The type CReal represents a fast binary Cauchy sequence. This is a Cauchy sequence with the invariant that the pth element divided by 2^p will be within 2^-p of the true value. Internally this sequence is represented as a function from Ints to Integers, as well as an MVar to hold the highest precision cached value.

The Cache type represents a way to memoize a CReal. It holds the largest precision the number has been evaluated that, as well as the value. Rounding it down gives the value for lower numbers.

x `atPrecision` p returns the numerator of the pth element in the Cauchy sequence represented by x. The denominator is 2^p.

>>> 10 `atPrecision` 10
10240

crealPrecision x returns the type level parameter representing x's default precision.

>>> crealPrecision (1 :: CReal 10)
10

x `plusInteger` n is equal to x + fromInteger n, but more efficient

A more efficient multiply with the restriction that both values must be in the closed range [-1..1]

Alias for mulBounded

A more efficient multiply with the restriction that the first argument must be in the closed range [-1..1]

Alias for mulBoundedL

Alias for flip mulBoundedL

A more efficient recip with the restriction that the input must have absolute value greater than or equal to 1

x `shiftL` n is equal to x multiplied by 2^n

n can be negative or zero

This can be faster than doing the multiplication

x `shiftR` n is equal to x divided by 2^n

n can be negative or zero

This can be faster than doing the division

Return the square of the input, more efficient than (*)

A more efficient square with the restrictuion that the value must be in the closed range [-1..1]

A more efficient exp with the restriction that the input must be in the closed range [-1..1]
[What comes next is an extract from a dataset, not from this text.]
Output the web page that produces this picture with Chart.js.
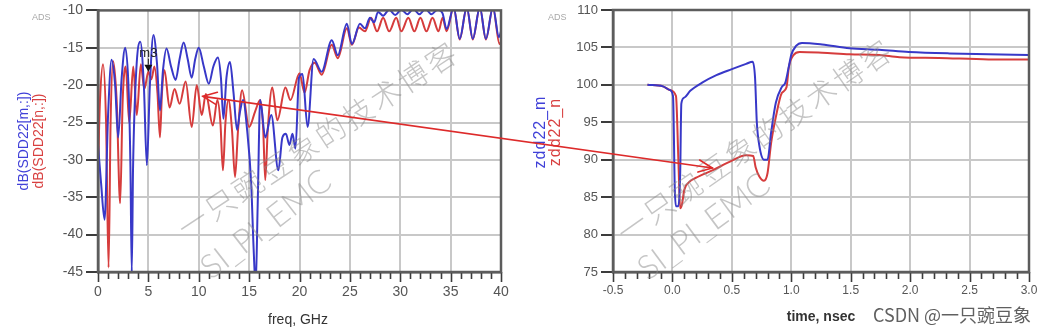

expPosNeg x returns @(exp x, exp (-x))#

A more efficient log with the restriction that the input must be in the closed range [2/3..2]

A more efficient atan with the restriction that the input must be in the closed range [-1..1]

A more efficient sin with the restriction that the input must be in the closed range [-1..1]

A more efficient cos with the restriction that the input must be in the closed range [-1..1]

crMemoize takes a fast binary Cauchy sequence and returns a CReal represented by that sequence which will memoize the values at each precision. This is essential for getting good performance.

powerSeries q f x atPrecision p will evaluate the power series with coefficients q up to the coefficient at index f p at value x

f should be a function such that the CReal invariant is maintained. This means that if the power series y = a[0] + a[1] + a[2] + ... is evaluated at precision p then the sum of every a[n] for n > f p must be less than 2^-p.

This is used by all the bounded transcendental functions.

>>> let (!) x = product [2..x]
>>> powerSeries [1 % (n!) | n <- [0..]] (max 5) 1 :: CReal 218
2.718281828459045235360287471352662497757247093699959574966967627724

Apply negate to every other element, starting with the second

>>> alternateSign [1..5]
[1,-2,3,-4,5]

Division rounding to the nearest integer and rounding half integers to the nearest even integer.

n /^ p is equivalent to n '/.' (2^p), but faster, and it works for negative values of p.

log2 x returns the base 2 logarithm of x rounded towards zero.

The input must be positive

log10 x returns the base 10 logarithm of x rounded towards zero.

The input must be positive

isqrt x returns the square root of x rounded towards zero.

The input must not be negative

Return a string representing a decimal number within 2^-p of the value represented by the given CReal p.

How many decimal digits are required to represent a number to within 2^-p

rationalToDecimal p x returns a string representing x at p decimal places.